Oh, that's interesting...you have a pre-op appointment for a needle biopsy? You might want to call and double-check that they have this right. It is a fairly simple procedure, and I don't recall anyone here having a pre-op appointment for the needle biopsy.


----------



## grenalynn (Mar 27, 2013)

Ok, thanks! Glad I asked. I'll give them a call. Also, is an intervention radiologist good for this? I'm getting mixed recommendations on who's best at doing this procedure and results.


----------



## joplin1975 (Jul 21, 2011)

If the nodules are hard to feel, an interventional rad is a great person to perform the procedure.
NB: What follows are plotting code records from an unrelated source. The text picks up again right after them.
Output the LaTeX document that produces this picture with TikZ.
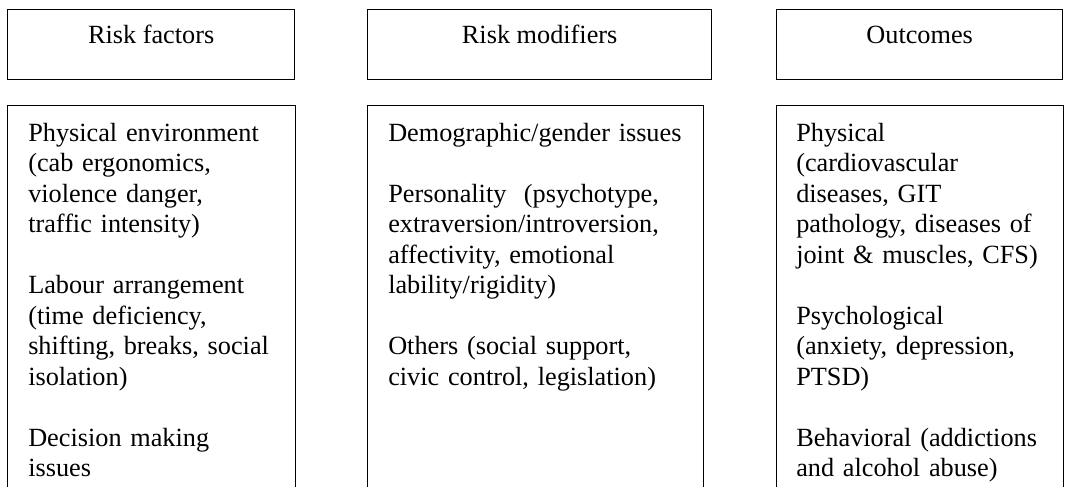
\documentclass[tikz,border=0pt]{standalone}
\usepackage{fontspec}
\setmainfont{Liberation Serif}
\newcommand\diagfont{\fontsize{19.7}{22.9}\selectfont}
\begin{document}
\begin{tikzpicture}[x=0.75pt, y=-0.75pt,
    headbox/.style={draw, line width=1pt, anchor=north west, inner sep=0pt,
        text height=25.5pt, text depth=27pt, font=\diagfont},
    bodybox/.style={draw, line width=1pt, anchor=north west, inner sep=0pt,
        minimum height=320pt},
    bodytext/.style={anchor=base west, inner sep=0pt, align=left,
        text width=240pt, font=\diagfont}]
    \useasboundingbox (0,0) rectangle (1067,486);
    \clip (0,0) rectangle (1067,486);

    % column headings
    \node[headbox, minimum width=215.25pt] (factors) at (7,9) {Risk factors};
    \node[headbox, minimum width=258pt] (modifiers) at (367,9) {Risk modifiers};
    \node[headbox, minimum width=214.5pt] (outcomes) at (776,9) {Outcomes};

    % column bodies (open at the bottom)
    \node[bodybox, minimum width=216pt] (factorsBox) at (7,105) {};
    \node[bodybox, minimum width=252pt] (modifiersBox) at (367,105) {};
    \node[bodybox, minimum width=215.25pt] (outcomesBox) at (776,105) {};

    \node[bodytext] (factorsText) at ([xshift=15.75pt, yshift=-27pt]factorsBox.north west)
        {Physical environment\\ (cab ergonomics,\\ violence danger,\\ traffic intensity)\\[22.9pt]
         Labour arrangement\\ (time deficiency,\\ shifting, breaks, social\\ isolation)\\[22.9pt]
         Decision making\\ issues};
    \node[bodytext] (modifiersText) at ([xshift=15.75pt, yshift=-27pt]modifiersBox.north west)
        {Demographic/gender issues\\[22.9pt]
         Personality~ (psychotype,\\ extraversion/introversion,\\ affectivity, emotional\\ lability/rigidity)\\[22.9pt]
         Others (social support,\\ civic control, legislation)};
    \node[bodytext] (outcomesText) at ([xshift=15pt, yshift=-27pt]outcomesBox.north west)
        {Physical\\ (cardiovascular\\ diseases, GIT\\ pathology, diseases of\\ joint \& muscles, CFS)\\[22.9pt]
         Psychological\\ (anxiety, depression,\\ PTSD)\\[22.9pt]
         Behavioral (addictions\\ and alcohol abuse)};
\end{tikzpicture}
\end{document}
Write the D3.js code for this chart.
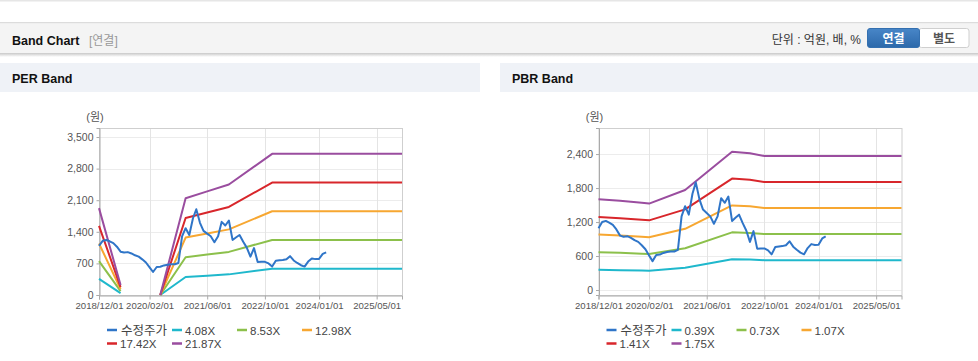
<!DOCTYPE html>
<html><head><meta charset="utf-8">
<script src="https://cdn.jsdelivr.net/npm/d3@7"></script>
<style>
body{margin:0;background:#fff;font-family:"Liberation Sans","Noto Sans CJK KR",Arial,sans-serif;}
svg{display:block}
</style></head><body>
<svg id="c" width="978" height="361"></svg>
<script>
// ---------- data ----------
const priceStart = "2018-12-01";           // monthly closes
const priceValues = [1090,1200,1220,1190,1150,1070,960,940,950,920,880,850,
  790,720,610,510,620,625,655,670,680,680,710,1300,1480,1330,1700,1900,1600,1420,
  1360,1300,1170,1300,1620,1540,1650,1220,1280,1330,1180,1050,850,1040,730,735,
  735,700,630,760,770,775,790,860,765,710,660,630,740,810,795,800,910,945];

const perDates = ["2018-12-01","2019-06-01","2019-12-01","2020-05-01","2020-12-01","2021-06-01","2021-12-01","2022-12-01","2025-12-01"];
const per408  = [359, 41, null, 0, 400, 428, 457, 583, 583];
const per853  = [751, 85, null, 0, 836, 896, 955, 1220, 1220];
const per1298 = [1142, 130, null, 0, 1272, 1363, 1454, 1856, 1856];
const per1742 = [1533, 174, null, 0, 1707, 1829, 1951, 2491, 2491];
const per2187 = [1925, 219, null, 0, 2143, 2296, 2449, 3127, 3127];

const pbrDates = ["2018-12-01","2019-06-01","2019-12-01","2020-02-01","2020-12-01","2022-01-01","2022-06-01","2022-10-01","2025-12-01"];
const pbr039 = [357, 351, 343, 340, 394, 544, 538, 527, 527];
const pbr073 = [668, 657, 642, 637, 737, 1018, 1007, 987, 987];
const pbr107 = [979, 963, 942, 933, 1080, 1493, 1477, 1447, 1447];
const pbr141 = [1290, 1269, 1241, 1230, 1423, 1967, 1946, 1906, 1906];
const pbr175 = [1601, 1575, 1540, 1526, 1766, 2441, 2415, 2366, 2366];

const perLabels = ["수정주가","4.08X","8.53X","12.98X","17.42X","21.87X"];
const pbrLabels = ["수정주가","0.39X","0.73X","1.07X","1.41X","1.75X"];
const xTickLabels = ["2018/12/01","2020/02/01","2021/06/01","2022/10/01","2024/01/01","2025/05/01"];
const perYTicks = [0,700,1400,2100,2800,3500];
const pbrYTicks = [0,600,1200,1800,2400];

const colors = ["#2f75c8","#1fb8cc","#8cc04b","#f7a731","#d8262b","#9a4d9f"];

// ---------- page chrome ----------
const svg = d3.select("#c");
const parse = d3.timeParse("%Y-%m-%d");
const parseTick = d3.timeParse("%Y/%m/%d");

svg.append("rect").attr("x",0).attr("y",0).attr("width",978).attr("height",1.5).attr("fill","#e6e6e6");
const defs = svg.append("defs");
const sh = defs.append("linearGradient").attr("id","sh").attr("x1",0).attr("x2",0).attr("y1",0).attr("y2",1);
sh.append("stop").attr("offset",0).attr("stop-color","#c8c8c8");
sh.append("stop").attr("offset",1).attr("stop-color","#fff");
const bg = defs.append("linearGradient").attr("id","btn").attr("x1",0).attr("x2",0).attr("y1",0).attr("y2",1);
bg.append("stop").attr("offset",0).attr("stop-color","#4886c8");
bg.append("stop").attr("offset",1).attr("stop-color","#2c69aa");

svg.append("rect").attr("x",0).attr("y",22).attr("width",978).attr("height",31).attr("fill","#f4f4f4");
svg.append("rect").attr("x",0).attr("y",22).attr("width",978).attr("height",1.2).attr("fill","#dcdcdc");
svg.append("rect").attr("x",0).attr("y",53).attr("width",978).attr("height",4).attr("fill","url(#sh)");
svg.append("text").attr("x",12).attr("y",44.5).attr("font-size",12.5).attr("font-weight","bold").attr("fill","#111").text("Band Chart");
svg.append("text").attr("x",89).attr("y",44.5).attr("font-size",12).attr("fill","#999").text("[연결]");
svg.append("text").attr("x",861).attr("y",44).attr("text-anchor","end").attr("font-size",12).attr("fill","#333").text("단위 : 억원, 배, %");
svg.append("rect").attr("x",919).attr("y",28.5).attr("width",50).attr("height",19).attr("rx",2.5).attr("fill","#fff").attr("stroke","#cfcfcf");
svg.append("rect").attr("x",867.5).attr("y",28.5).attr("width",52).attr("height",19).attr("rx",2.5).attr("fill","url(#btn)").attr("stroke","#3470b0");
svg.append("text").attr("x",893.5).attr("y",42.5).attr("text-anchor","middle").attr("font-size",12).attr("font-weight","bold").attr("fill","#fff").text("연결");
svg.append("text").attr("x",944).attr("y",42.5).attr("text-anchor","middle").attr("font-size",12).attr("font-weight","bold").attr("fill","#555").text("별도");

// ---------- chart panel ----------
function panel(opt){
  svg.append("rect").attr("x",opt.hx).attr("y",63).attr("width",opt.hw).attr("height",29).attr("fill","#eff2f7");
  svg.append("text").attr("x",opt.hx+12).attr("y",83).attr("font-size",12.5).attr("font-weight","bold").attr("fill","#111").text(opt.title);

  const top = 128, bottom = 295;
  const x = d3.scaleTime().domain([parse("2018-12-01"), parse("2025-12-01")]).range([opt.left, opt.left+303]);
  const y = d3.scaleLinear().domain(opt.ydom).range([bottom, top]);
  const g = svg.append("g");

  // grid
  g.append("g").selectAll("line").data(opt.yTicks).join("line")
    .attr("x1",opt.left).attr("x2",opt.left+303).attr("y1",d=>Math.round(y(d))+0.5).attr("y2",d=>Math.round(y(d))+0.5)
    .attr("stroke","#ececec");
  const xt = xTickLabels.map(parseTick);
  g.append("g").selectAll("line").data(xt).join("line")
    .attr("y1",top).attr("y2",bottom).attr("x1",d=>Math.round(x(d))+0.5).attr("x2",d=>Math.round(x(d))+0.5)
    .attr("stroke","#e4e4e4");
  g.append("rect").attr("x",opt.left+0.5).attr("y",top+0.5).attr("width",303).attr("height",bottom-top)
    .attr("fill","none").attr("stroke","#cfcfcf");

  // axes
  const ya = g.append("g").attr("transform",`translate(${opt.left+0.5},0)`)
    .call(d3.axisLeft(y).tickValues(opt.yTicks).tickSize(3).tickPadding(3).tickFormat(d3.format(",")));
  const xa = g.append("g").attr("transform",`translate(0,${bottom+0.5})`)
    .call(d3.axisBottom(x).tickValues(xt).tickSize(4).tickPadding(3).tickFormat(d3.timeFormat("%Y/%m/%d")));
  [ya,xa].forEach(a=>{
    a.select(".domain").attr("stroke","#aaa");
    a.selectAll(".tick line").attr("stroke","#aaa");
    a.selectAll("text").attr("fill","#555").attr("font-family","Liberation Sans, Arial, sans-serif");
  });
  ya.selectAll("text").attr("font-size",10.5);
  xa.selectAll("text").attr("font-size",9.6);
  g.append("text").attr("x",opt.left-4).attr("y",121).attr("text-anchor","middle").attr("font-size",11).attr("fill","#555").text("(원)");

  // band lines
  const bd = opt.bandDates.map(parse);
  opt.bands.forEach((arr,i)=>{
    const line = d3.line().defined(d=>d[1]!=null).x(d=>x(d[0])).y(d=>y(d[1]));
    g.append("path").datum(arr.map((v,k)=>[bd[k],v])).attr("d",line)
      .attr("fill","none").attr("stroke",colors[i+1]).attr("stroke-width",2).attr("stroke-linejoin","round");
  });
  // price
  const p0 = parse(priceStart);
  const pd = priceValues.map((v,k)=>[d3.timeMonth.offset(p0,k),v]);
  g.append("path").datum(pd).attr("d",d3.line().x(d=>x(d[0])).y(d=>y(d[1])))
    .attr("fill","none").attr("stroke",colors[0]).attr("stroke-width",2).attr("stroke-linejoin","round");

  // legend
  const lg = g.append("g");
  opt.labels.forEach((t,i)=>{
    const row = i<4?0:1, col = i<4?i:i-4;
    const lx = opt.left+8+col*65, ly = row===0?330:343.5;
    lg.append("line").attr("x1",lx).attr("x2",lx+10).attr("y1",ly).attr("y2",ly)
      .attr("stroke",colors[i]).attr("stroke-width",2.5);
    lg.append("text").attr("x",i===0?lx+14:lx+13).attr("y",ly+4.5).attr("font-size",i===0?12.5:11.5).attr("fill","#444").text(t);
  });
}

panel({hx:0,hw:480,title:"PER Band",left:99,ydom:[0,3700],yTicks:perYTicks,
  bandDates:perDates,bands:[per408,per853,per1298,per1742,per2187],labels:perLabels});
panel({hx:500,hw:478,title:"PBR Band",left:598.5,ydom:[-88,2860],yTicks:pbrYTicks,
  bandDates:pbrDates,bands:[pbr039,pbr073,pbr107,pbr141,pbr175],labels:pbrLabels});
</script>
</body></html>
I didn't have any pre-op. In fact, I thought I was just going in for a consult when he said "Hey, let's biopsy those things!" and 30 seconds later I was having it done. I drove an hour back to work and was fine. You'll do great!


----------



## grenalynn (Mar 27, 2013)

Nope, I can feel the 3 1/2 ish cm one. Although, I do have a couple others unable to feel. I don't really have a ton of money to throw around at a pr op appt. The general surgery office I was referred to as well does not preform them. Any other rec's of professionals who preform this very well?


----------



## Octavia (Aug 1, 2011)

My ENT set me up to have my FNA/FNB done by a radiologist, and it was ultrasound-guided...despite the fact that my nodule was 3 cm and VERY easy to see & feel. So, yes, a radiologist is appropriate, in my opinion.


----------



## grenalynn (Mar 27, 2013)

Ok, thanks! I was also given a great ENTs number but I just so happened to call the IR first. I just gave them a call and the receptionist said that I had to have more bloodwork done at the pre-op (she named 4 or 5 different things including platelets) and to explain the procedure. She also said it is ultrasound guided. I asked if that was standard and she said it's most like what the Dr ordered? I just want to be sure I'm not paying for and doing unnecessary things.


----------



## Octavia (Aug 1, 2011)

Weeelllll....I don't know about "more bloodwork".....I didn't have a pre-op or more bloodwork for the needle biopsy. You may want to call the ENT's office and see what their process is like, just so you can make a more informed decision.


----------